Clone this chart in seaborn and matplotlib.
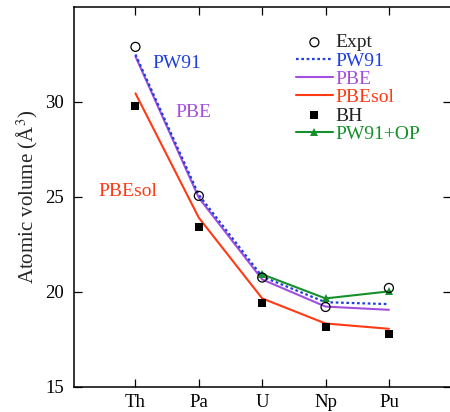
import numpy as np
import pandas as pd
import matplotlib
matplotlib.use("Agg")
import matplotlib.pyplot as plt
import seaborn as sns

elements = ["Th", "Pa", "U", "Np", "Pu"]

expt = [32.9, 25.05, 20.75, 19.2, 20.2]
pw91 = [32.5, 25.1, 20.8, 19.45, 19.35]
pbe = [32.4, 24.95, 20.65, 19.22, 19.05]
pbesol = [30.45, 23.9, 19.65, 18.33, 18.05]
bh = [29.8, 23.4, 19.4, 18.13, 17.75]
op_elements = ["U", "Np", "Pu"]
pw91_op = [20.92, 19.65, 20.02]

c_blue = "#1f3fe0"
c_purple = "#a24fe0"
c_red = "#ff3a14"
c_green = "#15902a"

sns.set_style("ticks")
plt.rcParams["font.family"] = ["Liberation Serif", "DejaVu Serif"]
plt.rcParams["mathtext.fontset"] = "stix"

pos = {e: i for i, e in enumerate(elements)}
x_all = [pos[e] for e in elements]
x_op = [pos[e] for e in op_elements]

fig = plt.figure(figsize=(4.5, 4.12), dpi=100)
ax = fig.add_axes([74 / 450, (412 - 386.7) / 412, 377 / 450, 379.7 / 412])

sns.scatterplot(x=x_all, y=expt, ax=ax, marker="o", s=42, facecolor="none",
                edgecolor="black", linewidth=0.9, label="Expt", zorder=5)
sns.lineplot(x=x_all, y=pw91, ax=ax, color=c_blue, linestyle=(0, (1.2, 1.2)),
             linewidth=1.6, label="PW91", zorder=3)
sns.lineplot(x=x_all, y=pbe, ax=ax, color=c_purple, linewidth=1.5,
             label="PBE", zorder=2)
sns.lineplot(x=x_all, y=pbesol, ax=ax, color=c_red, linewidth=1.5,
             label="PBEsol", zorder=2)
sns.scatterplot(x=x_all, y=bh, ax=ax, marker="s", s=34, color="black",
                edgecolor="black", linewidth=0, label="BH", zorder=4)
sns.lineplot(x=x_op, y=pw91_op, ax=ax, color=c_green, linewidth=1.5,
             marker="^", markersize=6, markeredgewidth=0, label="PW91+OP", zorder=4)

ax.set_xlim(-0.97, 4.98)
ax.set_ylim(15, 35)
ax.set_xticks(x_all)
ax.set_xticklabels(elements)
ax.set_yticks([15, 20, 25, 30])
ax.tick_params(direction="in", length=6, width=0.9, top=True, right=True,
               labelsize=13.5, colors="black")
ax.tick_params(axis="x", pad=5)
ax.tick_params(axis="y", pad=7)
for side in ax.spines.values():
    side.set_linewidth(1.1)
    side.set_color("black")
ax.set_ylabel("Atomic volume (Å$^3$)", fontsize=15, labelpad=4)

ax.text(0.27, 32.05, "PW91", color=c_blue, fontsize=14, va="center", ha="left")
ax.text(0.63, 29.46, "PBE", color=c_purple, fontsize=14, va="center", ha="left")
ax.text(-0.59, 25.3, "PBEsol", color=c_red, fontsize=14, va="center", ha="left")

leg = ax.legend(loc="upper left", bbox_to_anchor=(0.568, 0.95), frameon=False,
                fontsize=14, handlelength=1.9, handletextpad=0.15,
                labelspacing=0.035, borderaxespad=0)
label_colors = ["#222222", c_blue, c_purple, c_red, "#222222", c_green]
for txt, col in zip(leg.get_texts(), label_colors):
    txt.set_color(col)

fig.savefig("out.png", dpi=100)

○ ○ ○ ○

**Problem statement**
Leave the pictures out and please restate exactly the lines running from the start of the material through the one with "ax = fig.add_axes([74".

**The response**
Clone this chart in seaborn and matplotlib.
import numpy as np
import pandas as pd
import matplotlib
matplotlib.use("Agg")
import matplotlib.pyplot as plt
import seaborn as sns

elements = ["Th", "Pa", "U", "Np", "Pu"]

expt = [32.9, 25.05, 20.75, 19.2, 20.2]
pw91 = [32.5, 25.1, 20.8, 19.45, 19.35]
pbe = [32.4, 24.95, 20.65, 19.22, 19.05]
pbesol = [30.45, 23.9, 19.65, 18.33, 18.05]
bh = [29.8, 23.4, 19.4, 18.13, 17.75]
op_elements = ["U", "Np", "Pu"]
pw91_op = [20.92, 19.65, 20.02]

c_blue = "#1f3fe0"
c_purple = "#a24fe0"
c_red = "#ff3a14"
c_green = "#15902a"

sns.set_style("ticks")
plt.rcParams["font.family"] = ["Liberation Serif", "DejaVu Serif"]
plt.rcParams["mathtext.fontset"] = "stix"

pos = {e: i for i, e in enumerate(elements)}
x_all = [pos[e] for e in elements]
x_op = [pos[e] for e in op_elements]

fig = plt.figure(figsize=(4.5, 4.12), dpi=100)
ax = fig.add_axes([74 / 450, (412 - 386.7) / 412, 377 / 450, 379.7 / 412])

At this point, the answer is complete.